The Civil Right Act of 1968, aka the Fair Housing Act, was the first time people of color could not be denied based on their race alone. This began the era we still live in: where the predation became financial, from contract buying to the 2008 predatory subprime loans that caused non-white homeowners to lose their houses in 2008 much more than whites.

Even with regard to eviction, privilege is a lever. In many affluent buildings or with small landlords, eviction is a last resort. Even among those who are poor, a friendly relationship between the landlords and tenants can result in a “cash and key” eviction, which is never reported formally. Even beyond that, a re-negotiation is preferable to an eviction, and is how the vast majority of white renters who cannot afford the rent leave.

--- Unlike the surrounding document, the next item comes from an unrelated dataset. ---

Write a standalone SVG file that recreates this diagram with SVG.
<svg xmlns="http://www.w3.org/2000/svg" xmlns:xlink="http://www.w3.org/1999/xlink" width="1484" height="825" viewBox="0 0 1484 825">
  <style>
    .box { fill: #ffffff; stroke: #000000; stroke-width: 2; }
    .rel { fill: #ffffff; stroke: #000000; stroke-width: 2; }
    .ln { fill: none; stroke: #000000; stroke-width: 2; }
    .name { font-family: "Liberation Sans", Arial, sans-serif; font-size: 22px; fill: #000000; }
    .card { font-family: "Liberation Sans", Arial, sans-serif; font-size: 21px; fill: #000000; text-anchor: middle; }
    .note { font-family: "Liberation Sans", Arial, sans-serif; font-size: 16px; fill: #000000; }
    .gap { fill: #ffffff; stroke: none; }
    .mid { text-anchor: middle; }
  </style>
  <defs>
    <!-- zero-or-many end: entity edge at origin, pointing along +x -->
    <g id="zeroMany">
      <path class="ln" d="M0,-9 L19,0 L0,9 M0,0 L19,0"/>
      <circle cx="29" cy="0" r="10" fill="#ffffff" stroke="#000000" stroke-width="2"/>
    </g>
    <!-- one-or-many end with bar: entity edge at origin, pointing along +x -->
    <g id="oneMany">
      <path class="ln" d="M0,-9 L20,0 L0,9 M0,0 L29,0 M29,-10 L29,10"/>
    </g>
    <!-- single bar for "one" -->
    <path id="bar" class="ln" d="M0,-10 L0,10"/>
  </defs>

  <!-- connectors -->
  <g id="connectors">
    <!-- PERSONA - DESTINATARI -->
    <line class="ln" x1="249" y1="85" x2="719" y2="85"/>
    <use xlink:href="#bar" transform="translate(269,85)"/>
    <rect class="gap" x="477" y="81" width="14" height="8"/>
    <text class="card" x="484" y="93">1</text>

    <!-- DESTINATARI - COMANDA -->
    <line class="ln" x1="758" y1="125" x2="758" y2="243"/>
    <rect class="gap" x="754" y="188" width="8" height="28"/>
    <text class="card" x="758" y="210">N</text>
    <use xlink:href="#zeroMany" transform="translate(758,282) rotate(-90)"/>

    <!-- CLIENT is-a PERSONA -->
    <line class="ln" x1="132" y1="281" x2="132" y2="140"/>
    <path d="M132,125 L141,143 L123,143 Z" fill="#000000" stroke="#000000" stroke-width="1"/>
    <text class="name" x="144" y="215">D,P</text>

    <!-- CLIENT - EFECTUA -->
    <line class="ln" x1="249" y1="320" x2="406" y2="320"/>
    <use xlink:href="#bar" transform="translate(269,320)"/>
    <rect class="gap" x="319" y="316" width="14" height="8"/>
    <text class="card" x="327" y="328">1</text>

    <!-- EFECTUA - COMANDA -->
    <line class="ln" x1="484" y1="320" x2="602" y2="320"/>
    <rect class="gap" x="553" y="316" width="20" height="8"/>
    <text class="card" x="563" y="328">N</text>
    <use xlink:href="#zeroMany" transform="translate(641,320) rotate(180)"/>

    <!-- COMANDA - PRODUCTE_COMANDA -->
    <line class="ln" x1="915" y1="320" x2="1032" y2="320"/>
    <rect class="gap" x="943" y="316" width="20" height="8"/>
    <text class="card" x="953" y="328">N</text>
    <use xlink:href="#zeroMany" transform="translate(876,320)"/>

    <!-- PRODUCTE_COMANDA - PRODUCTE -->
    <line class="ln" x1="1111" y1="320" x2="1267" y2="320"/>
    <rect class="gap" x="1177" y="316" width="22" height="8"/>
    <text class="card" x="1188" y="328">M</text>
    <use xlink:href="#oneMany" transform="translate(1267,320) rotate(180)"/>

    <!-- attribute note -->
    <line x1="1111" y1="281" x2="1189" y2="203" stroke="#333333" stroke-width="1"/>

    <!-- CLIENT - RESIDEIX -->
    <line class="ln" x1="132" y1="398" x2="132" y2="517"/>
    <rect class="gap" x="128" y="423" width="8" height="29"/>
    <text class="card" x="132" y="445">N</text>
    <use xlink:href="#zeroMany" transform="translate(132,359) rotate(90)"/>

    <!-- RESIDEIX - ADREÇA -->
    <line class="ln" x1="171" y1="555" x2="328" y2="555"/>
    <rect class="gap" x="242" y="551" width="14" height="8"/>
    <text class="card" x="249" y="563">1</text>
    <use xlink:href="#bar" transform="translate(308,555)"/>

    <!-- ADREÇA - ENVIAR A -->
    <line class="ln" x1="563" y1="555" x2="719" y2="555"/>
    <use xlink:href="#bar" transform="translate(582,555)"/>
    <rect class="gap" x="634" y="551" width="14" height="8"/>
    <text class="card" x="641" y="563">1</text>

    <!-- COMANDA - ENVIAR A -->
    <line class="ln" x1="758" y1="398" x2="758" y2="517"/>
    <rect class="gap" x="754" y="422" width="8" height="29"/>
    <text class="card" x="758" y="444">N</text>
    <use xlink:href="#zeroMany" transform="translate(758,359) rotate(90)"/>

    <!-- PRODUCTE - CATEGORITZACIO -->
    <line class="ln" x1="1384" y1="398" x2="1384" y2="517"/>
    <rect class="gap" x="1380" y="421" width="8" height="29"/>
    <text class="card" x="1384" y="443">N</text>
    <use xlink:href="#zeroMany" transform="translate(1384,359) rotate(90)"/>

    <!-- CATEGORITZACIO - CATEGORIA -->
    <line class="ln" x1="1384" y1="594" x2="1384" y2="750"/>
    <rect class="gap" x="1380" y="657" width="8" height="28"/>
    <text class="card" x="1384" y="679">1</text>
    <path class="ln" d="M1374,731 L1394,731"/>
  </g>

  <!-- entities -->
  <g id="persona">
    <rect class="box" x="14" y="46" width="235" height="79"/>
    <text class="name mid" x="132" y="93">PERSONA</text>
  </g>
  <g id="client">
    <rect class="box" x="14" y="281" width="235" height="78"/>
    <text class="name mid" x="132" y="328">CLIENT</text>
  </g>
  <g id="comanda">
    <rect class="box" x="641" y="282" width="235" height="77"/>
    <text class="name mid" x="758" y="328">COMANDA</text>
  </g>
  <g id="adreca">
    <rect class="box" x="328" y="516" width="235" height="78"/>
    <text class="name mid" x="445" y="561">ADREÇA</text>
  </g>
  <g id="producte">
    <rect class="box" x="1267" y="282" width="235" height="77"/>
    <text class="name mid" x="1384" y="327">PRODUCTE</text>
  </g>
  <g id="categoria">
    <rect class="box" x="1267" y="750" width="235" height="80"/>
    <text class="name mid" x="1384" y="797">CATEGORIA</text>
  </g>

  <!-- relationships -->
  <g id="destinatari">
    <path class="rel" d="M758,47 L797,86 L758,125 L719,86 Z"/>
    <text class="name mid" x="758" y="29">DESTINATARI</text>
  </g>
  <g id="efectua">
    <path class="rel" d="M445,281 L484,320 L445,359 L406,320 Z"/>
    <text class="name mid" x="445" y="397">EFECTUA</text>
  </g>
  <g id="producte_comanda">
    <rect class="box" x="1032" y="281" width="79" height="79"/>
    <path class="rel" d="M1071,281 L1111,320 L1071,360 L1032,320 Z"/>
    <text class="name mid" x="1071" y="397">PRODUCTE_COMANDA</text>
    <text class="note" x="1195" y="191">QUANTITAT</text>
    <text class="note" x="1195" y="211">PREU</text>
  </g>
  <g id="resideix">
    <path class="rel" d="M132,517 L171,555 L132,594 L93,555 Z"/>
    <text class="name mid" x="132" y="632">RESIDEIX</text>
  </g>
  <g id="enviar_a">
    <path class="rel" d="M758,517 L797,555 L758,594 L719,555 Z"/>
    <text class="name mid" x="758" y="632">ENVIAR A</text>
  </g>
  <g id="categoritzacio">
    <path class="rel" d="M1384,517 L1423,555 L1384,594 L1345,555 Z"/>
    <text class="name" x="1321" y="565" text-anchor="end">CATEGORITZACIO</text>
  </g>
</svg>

But with modern technology and greater emotional and physical distance, “eviction by algorithm” is taking over for landlords, the use of eviction as a debt collection strategy. Matt Desmond says these buildings, on average, raise the total cost of renting by 22% when they are late – even if they catch up in time, pay late fees and court costs, and the eviction is dismissed.

Once an eviction is executed and on someone’s record, it acts as a “Scarlet E” that follows them. Remember that list of screening criteria? Those are all the apartments they lost access to – most of the housing stock in the city, if not the state. They will have to rent from slum lords – or perhaps become homeless.

If a judge is sympathetic to the tenant, in some states, they may not send in the sheriff. They may impose a repayment plan based on the tenant’s circumstances, which is also legally binding on the landlord (who cannot demand money ahead of that schedule).

And that is before considering whether the tenant can afford a lawyer to represent them in the proceeding – let alone write a threatening letter to settle the matter out of court first.

For those with privilege, there are dozens of ways to avoid eviction, however frivolous or cruel. For those with less, the walls close in. And once that eviction is on the record, only slumlords will return their phone calls.

P.S. The Fair Housing Act itself? It’s mostly a piece of paper.